>> Start

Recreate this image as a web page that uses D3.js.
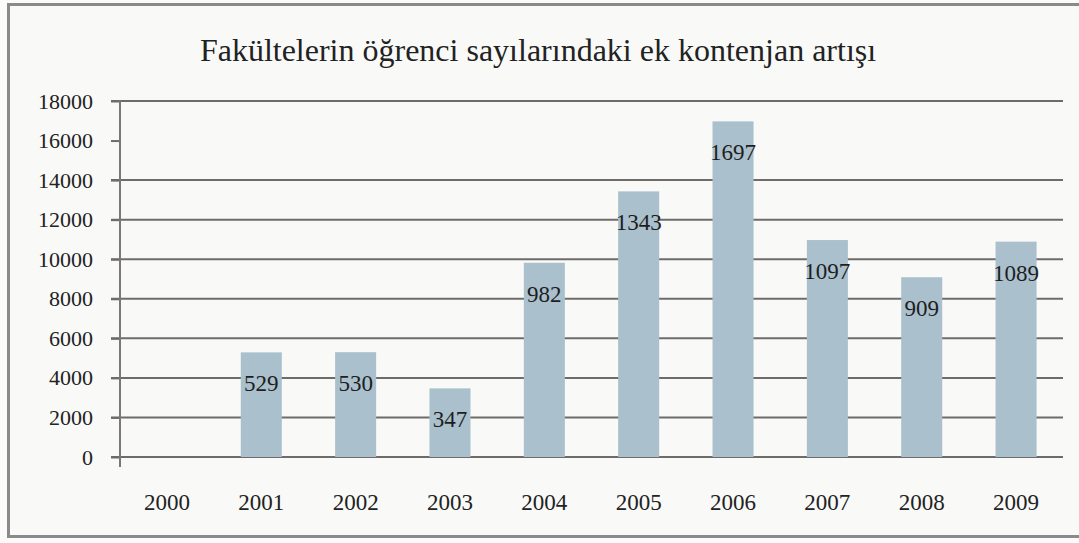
<!DOCTYPE html>
<html lang="tr">
<head>
<meta charset="UTF-8">
<title>Fakültelerin öğrenci sayılarındaki ek kontenjan artışı</title>
<script src="https://cdnjs.cloudflare.com/ajax/libs/d3/7.8.5/d3.min.js"></script>
<style>
    html, body { margin: 0; padding: 0; background: #ffffff; }
    svg text { font-family: 'Liberation Serif', 'Times New Roman', Times, serif !important; }
</style>
</head>
<body>
<div id="chartArea"></div>
<script>
    // data
    const years = ["2000", "2001", "2002", "2003", "2004", "2005", "2006", "2007", "2008", "2009"];
    const values = [0, 5290, 5300, 3470, 9820, 13430, 16970, 10970, 9090, 10890];
    const barLabels = [null, 529, 530, 347, 982, 1343, 1697, 1097, 909, 1089];
    const yTicks = [0, 2000, 4000, 6000, 8000, 10000, 12000, 14000, 16000, 18000];
    const title = "Fakültelerin öğrenci sayılarındaki ek kontenjan artışı";

    const width = 1079, height = 543;
    const margin = { top: 101, right: 16, bottom: 85, left: 120 };

    const svg = d3.select("#chartArea").append("svg")
        .attr("width", width)
        .attr("height", height)
        .style("display", "block");

    // paper + frame
    svg.append("rect")
        .attr("width", width).attr("height", height)
        .attr("fill", "#fbfbfa");
    svg.append("rect")
        .attr("x", 8.5).attr("y", 4.5)
        .attr("width", width + 20).attr("height", 532)
        .attr("fill", "#f9faf8")
        .attr("stroke", "#8a8a8a")
        .attr("stroke-width", 3);

    svg.append("text")
        .attr("x", 538).attr("y", 61)
        .attr("text-anchor", "middle")
        .attr("font-size", 32)
        .attr("fill", "#222")
        .text(title);

    const x = d3.scaleBand()
        .domain(years)
        .range([margin.left, width - margin.right])
        .paddingInner(0.565)
        .paddingOuter(0.28);

    const y = d3.scaleLinear()
        .domain([0, 18000])
        .range([height - margin.bottom - 1, margin.top]);

    // gridlines (the 16000 line is not visible in the source scan)
    svg.append("g")
        .selectAll("line")
        .data(yTicks.filter(d => d !== 16000))
        .join("line")
        .attr("x1", margin.left - 9)
        .attr("x2", width - margin.right)
        .attr("y1", d => y(d))
        .attr("y2", d => y(d))
        .attr("stroke", "#6f6b6b")
        .attr("stroke-width", 2);

    // bars
    svg.append("g")
        .selectAll("rect")
        .data(values)
        .join("rect")
        .attr("x", (d, i) => x(years[i]))
        .attr("width", x.bandwidth())
        .attr("y", d => y(d))
        .attr("height", d => y(0) - y(d))
        .attr("fill", "#aac0cd");

    // y axis
    const yAxis = svg.append("g")
        .attr("transform", `translate(${margin.left},0)`)
        .call(d3.axisLeft(y).tickValues(yTicks).tickSize(9).tickPadding(18).tickFormat(d3.format("d")));
    yAxis.select(".domain").remove();
    yAxis.selectAll(".tick line").attr("stroke", "#6f6b6b").attr("stroke-width", 2);
    yAxis.selectAll(".tick text")
        .attr("font-size", 22)
        .attr("fill", "#222");
    yAxis.append("line")
        .attr("y1", y(18000) - 1).attr("y2", y(0) + 10)
        .attr("stroke", "#7a7777").attr("stroke-width", 2);

    // x labels
    svg.append("g")
        .selectAll("text")
        .data(years)
        .join("text")
        .attr("x", d => x(d) + x.bandwidth() / 2)
        .attr("y", 510)
        .attr("text-anchor", "middle")
        .attr("font-size", 23)
        .attr("fill", "#222")
        .text(d => d);

    // value labels inside bars
    svg.append("g")
        .selectAll("text")
        .data(values)
        .join("text")
        .attr("x", (d, i) => x(years[i]) + x.bandwidth() / 2)
        .attr("y", d => y(d) + 39)
        .attr("text-anchor", "middle")
        .attr("font-size", 23)
        .attr("fill", "#1e1e1e")
        .text((d, i) => barLabels[i] === null ? "" : barLabels[i]);
</script>
</body>
</html>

>> End

TASK DIRECTIONS
Go through the listing above and write it all out exactly, leaving out any picture.

RESPONSE TO THE TASK
Recreate this image as a web page that uses D3.js.
<!DOCTYPE html>
<html lang="tr">
<head>
<meta charset="UTF-8">
<title>Fakültelerin öğrenci sayılarındaki ek kontenjan artışı</title>
<script src="https://cdnjs.cloudflare.com/ajax/libs/d3/7.8.5/d3.min.js"></script>
<style>
    html, body { margin: 0; padding: 0; background: #ffffff; }
    svg text { font-family: 'Liberation Serif', 'Times New Roman', Times, serif !important; }
</style>
</head>
<body>
<div id="chartArea"></div>
<script>
    // data
    const years = ["2000", "2001", "2002", "2003", "2004", "2005", "2006", "2007", "2008", "2009"];
    const values = [0, 5290, 5300, 3470, 9820, 13430, 16970, 10970, 9090, 10890];
    const barLabels = [null, 529, 530, 347, 982, 1343, 1697, 1097, 909, 1089];
    const yTicks = [0, 2000, 4000, 6000, 8000, 10000, 12000, 14000, 16000, 18000];
    const title = "Fakültelerin öğrenci sayılarındaki ek kontenjan artışı";

    const width = 1079, height = 543;
    const margin = { top: 101, right: 16, bottom: 85, left: 120 };

    const svg = d3.select("#chartArea").append("svg")
        .attr("width", width)
        .attr("height", height)
        .style("display", "block");

    // paper + frame
    svg.append("rect")
        .attr("width", width).attr("height", height)
        .attr("fill", "#fbfbfa");
    svg.append("rect")
        .attr("x", 8.5).attr("y", 4.5)
        .attr("width", width + 20).attr("height", 532)
        .attr("fill", "#f9faf8")
        .attr("stroke", "#8a8a8a")
        .attr("stroke-width", 3);

    svg.append("text")
        .attr("x", 538).attr("y", 61)
        .attr("text-anchor", "middle")
        .attr("font-size", 32)
        .attr("fill", "#222")
        .text(title);

    const x = d3.scaleBand()
        .domain(years)
        .range([margin.left, width - margin.right])
        .paddingInner(0.565)
        .paddingOuter(0.28);

    const y = d3.scaleLinear()
        .domain([0, 18000])
        .range([height - margin.bottom - 1, margin.top]);

    // gridlines (the 16000 line is not visible in the source scan)
    svg.append("g")
        .selectAll("line")
        .data(yTicks.filter(d => d !== 16000))
        .join("line")
        .attr("x1", margin.left - 9)
        .attr("x2", width - margin.right)
        .attr("y1", d => y(d))
        .attr("y2", d => y(d))
        .attr("stroke", "#6f6b6b")
        .attr("stroke-width", 2);

    // bars
    svg.append("g")
        .selectAll("rect")
        .data(values)
        .join("rect")
        .attr("x", (d, i) => x(years[i]))
        .attr("width", x.bandwidth())
        .attr("y", d => y(d))
        .attr("height", d => y(0) - y(d))
        .attr("fill", "#aac0cd");

    // y axis
    const yAxis = svg.append("g")
        .attr("transform", `translate(${margin.left},0)`)
        .call(d3.axisLeft(y).tickValues(yTicks).tickSize(9).tickPadding(18).tickFormat(d3.format("d")));
    yAxis.select(".domain").remove();
    yAxis.selectAll(".tick line").attr("stroke", "#6f6b6b").attr("stroke-width", 2);
    yAxis.selectAll(".tick text")
        .attr("font-size", 22)
        .attr("fill", "#222");
    yAxis.append("line")
        .attr("y1", y(18000) - 1).attr("y2", y(0) + 10)
        .attr("stroke", "#7a7777").attr("stroke-width", 2);

    // x labels
    svg.append("g")
        .selectAll("text")
        .data(years)
        .join("text")
        .attr("x", d => x(d) + x.bandwidth() / 2)
        .attr("y", 510)
        .attr("text-anchor", "middle")
        .attr("font-size", 23)
        .attr("fill", "#222")
        .text(d => d);

    // value labels inside bars
    svg.append("g")
        .selectAll("text")
        .data(values)
        .join("text")
        .attr("x", (d, i) => x(years[i]) + x.bandwidth() / 2)
        .attr("y", d => y(d) + 39)
        .attr("text-anchor", "middle")
        .attr("font-size", 23)
        .attr("fill", "#1e1e1e")
        .text((d, i) => barLabels[i] === null ? "" : barLabels[i]);
</script>
</body>
</html>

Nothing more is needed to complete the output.